══ Provided data
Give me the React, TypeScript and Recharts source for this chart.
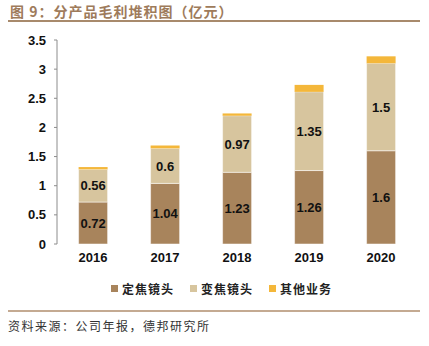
import { BarChart, Bar, XAxis, YAxis, LabelList } from 'recharts';

const years = ['2016', '2017', '2018', '2019', '2020'];
const fixedLens = [0.72, 1.04, 1.23, 1.26, 1.6];
const zoomLens = [0.56, 0.6, 0.97, 1.35, 1.5];
const otherBiz = [0.04, 0.05, 0.04, 0.12, 0.12];
const yTicks = [0, 0.5, 1, 1.5, 2, 2.5, 3, 3.5];
const boundaryTicks = [0, 1, 2, 3, 4, 5];

const seriesNames = ['定焦镜头', '变焦镜头', '其他业务'];
const colors = ['#A8845C', '#D7C59E', '#F4B73A'];

const data = years.map((year, i) => ({
  year,
  fixed: fixedLens[i],
  zoom: zoomLens[i],
  other: otherBiz[i],
}));

const CJK = '"Noto Sans CJK SC", "Noto Sans", sans-serif';
const LATIN = '"Liberation Sans", Arial, sans-serif';

const labelStyle = { fill: '#111', fontSize: 13, fontWeight: 700, fontFamily: LATIN };

export default function App() {
  return (
    <div style={{ position: 'absolute', left: 0, top: 0, width: 429, height: 346, background: '#fff', overflow: 'hidden' }}>
      <div style={{
        position: 'absolute', left: 10, top: 1, fontFamily: CJK, fontSize: 14, fontWeight: 700,
        color: '#9E7B5B', letterSpacing: 1, whiteSpace: 'nowrap',
      }}>
        图 9：分产品毛利堆积图（亿元）
      </div>
      <div style={{ position: 'absolute', left: 8, top: 20, width: 412, height: 2, background: '#A88A6C' }} />

      <div style={{ position: 'absolute', left: 0, top: 0 }}>
        <BarChart
          width={429}
          height={276}
          data={data}
          margin={{ top: 40, right: 12, bottom: 0, left: 0 }}
          barCategoryGap="30%"
        >
          <XAxis
            xAxisId="bounds"
            type="number"
            domain={[0, 5]}
            ticks={boundaryTicks}
            height={0}
            mirror
            tick={false}
            tickSize={4}
            axisLine={{ stroke: '#8C8C8C', strokeWidth: 1 }}
            tickLine={{ stroke: '#8C8C8C' }}
          />
          <XAxis
            dataKey="year"
            height={32}
            axisLine={false}
            tickLine={false}
            tickSize={0}
            tickMargin={9}
            tick={{ fill: '#111', fontSize: 13, fontWeight: 700, fontFamily: LATIN }}
          />
          <YAxis
            width={57}
            domain={[0, 3.5]}
            ticks={yTicks}
            tickSize={3}
            tickMargin={8}
            axisLine={{ stroke: '#8C8C8C' }}
            tickLine={{ stroke: '#8C8C8C' }}
            tick={{ fill: '#111', fontSize: 13, fontWeight: 700, fontFamily: LATIN }}
          />
          <Bar dataKey="fixed" stackId="a" fill={colors[0]} stroke="#fff" strokeWidth={0.5} isAnimationActive={false}>
            <LabelList dataKey="fixed" position="center" style={labelStyle} />
          </Bar>
          <Bar dataKey="zoom" stackId="a" fill={colors[1]} stroke="#fff" strokeWidth={0.5} isAnimationActive={false}>
            <LabelList dataKey="zoom" position="center" style={labelStyle} />
          </Bar>
          <Bar dataKey="other" stackId="a" fill={colors[2]} isAnimationActive={false} />
        </BarChart>
      </div>

      <div style={{
        position: 'absolute', left: 0, top: 280, width: 429, display: 'flex', justifyContent: 'center',
        paddingLeft: 14, boxSizing: 'border-box', fontFamily: CJK, fontSize: 12, fontWeight: 700, color: '#222',
      }}>
        {seriesNames.map((name, i) => (
          <div key={name} style={{ display: 'flex', alignItems: 'center', marginRight: i < 2 ? 16 : 0 }}>
            <span style={{ display: 'inline-block', width: 7, height: 7, background: colors[i], marginRight: 4 }} />
            <span style={{ letterSpacing: 1 }}>{name}</span>
          </div>
        ))}
      </div>

      <div style={{ position: 'absolute', left: 8, top: 310, width: 412, height: 2, background: '#C4AA92' }} />
      <div style={{
        position: 'absolute', left: 8, top: 317, fontFamily: CJK, fontSize: 12, color: '#333',
        letterSpacing: 1.5, whiteSpace: 'nowrap',
      }}>
        资料来源：公司年报，德邦研究所
      </div>
    </div>
  );
}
════
▸ Exercise task
Your task is to restate word for word the lines from the top of the data to the line containing "XAxis, YAxis, LabelList", both ends included, with every picture left out.

▸ The completed task
Give me the React, TypeScript and Recharts source for this chart.
import { BarChart, Bar, XAxis, YAxis, LabelList } from 'recharts';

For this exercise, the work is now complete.